Gli Ent sembrano sonnecchiare, ormai avviati quasi all’estinzione. La vegetazione si fa sempre meno animata, quasi una metafora di una Natura che da sede inviolabile della presenza divina è divenuta puro oggetto. Allo stesso modo la divinità si è fatta trascendente e si è infine dissolta in tutto l’Occidente globalizzato e “civilizzato”. La storia dell’uomo è la storia di una progressiva estraneità rispetto alla Natura da esso abitata. E al timoroso rispetto sono subentrate la paura e in seguito l’arrogante pretesa di dominio incontrastato. Sulla stessa scia di Tolkien si muove Miyazaki in uno dei suoi film più significativi: Principessa Mononoke è un inno disilluso alle contraddizioni insite nell’umano, che per sopravvivere non può che combattere la Natura, e che “progredendo” spiritualmente si estrania dal suo stesso contesto – e l’esempio del monaco buddhista, espressione di una religiosità lontana dal panteismo shintoista, pertanto più propensa ad eliminare la presenza divina nella foresta, è piuttosto significativo.

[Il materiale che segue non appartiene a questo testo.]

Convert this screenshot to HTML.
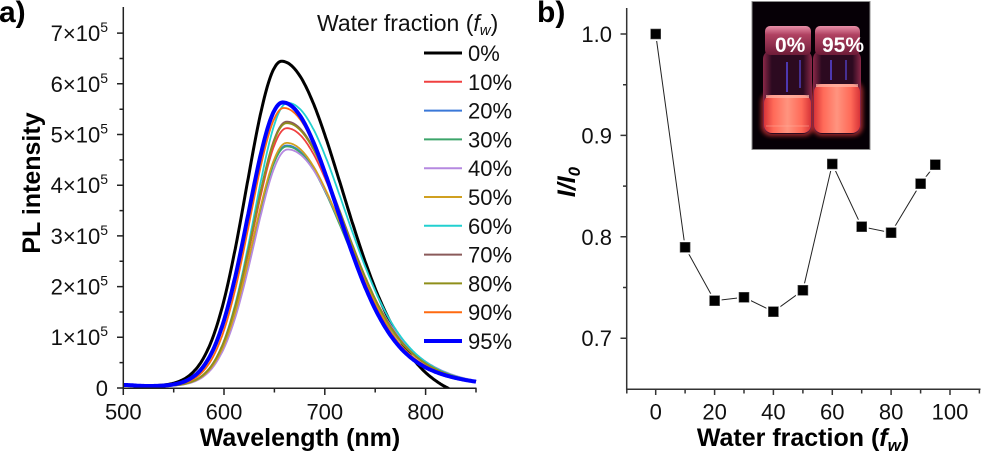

Scrive Marco Casolino (“Scienza, tecnologia e natura in Miyazaki” in I mondi di Miyazaki edito Mimesis):
«L’uomo ambisce a colpire il dio della natura per divenire immortale lui stesso […]. Con la morte dello Shishigami, la foresta è distrutta e – seppur rigenerata – non sarà più la stessa.»
La morte del Dio della Natura è il vero passaggio epocale nella storia dell’umanità. Per l’uomo che si avvia verso la modernità, la Natura da quel momento non può essere più che uno svago da contemplare o una risorsa da sfruttare. Una Natura secolarizzata è soltanto il puro oggetto di consumo di un sistema economico capitalista che crede ancora di potersi tradurre in “sostenibile”. Il processo è già innescato. La corsa non sembra conoscere fine, solo deviazioni. Cambiano gli strumenti, ma la distruzione avanza. Si traduce in risposte sempre più furibonde da parte di una Natura in rapida trasformazione. Mentre l’umanità, svuotata di significati spirituali al proprio incedere, incapace ormai di ricostruire un rapporto di sacralità con il proprio mondo terreno, vaga disillusa, il Dio della foresta decapitato in Mononoke diviene un dio distruttore. E gli Ent di Fangorn avanzano, lentamente ma in maniera costante, verso il riassorbimento e l’annichilimento della più avanzata civiltà nella storia dell’uomo. Eppure nell’epica discesa dei pastori degli alberi contro Isengard, si scorgono il desiderio e le speranze di un mondo che possiede ancora la forza per rialzarsi. La marcia degli Ent può essere intesa anche come l’ultima marcia dell’umanità intera insieme alla Natura verso una vera e condivisa salvezza, che ancora tarda a venire. In alternativa, verso una poetica e leopardiana sconfitta, e nella titanica contemplazione delle proprie rovine:
«Certo è molto probabile, amici, molto probabile che stiamo marciando verso la nostra distruzione: l’ultima marcia degli Ent. Ma se rimanessimo a casa inattivi, l’ora della distruzione giungerebbe comunque, prima o poi. È un pensiero che da molto tempo ormai covava nei nostri cuori: per questo adesso ci siamo messi in marcia. Non è stata una risoluzione frettolosa. Ora almeno l’ultima marcia degli Ent sarà degna di una canzone. Può darsi che aiuteremo le altre genti prima di scomparire.»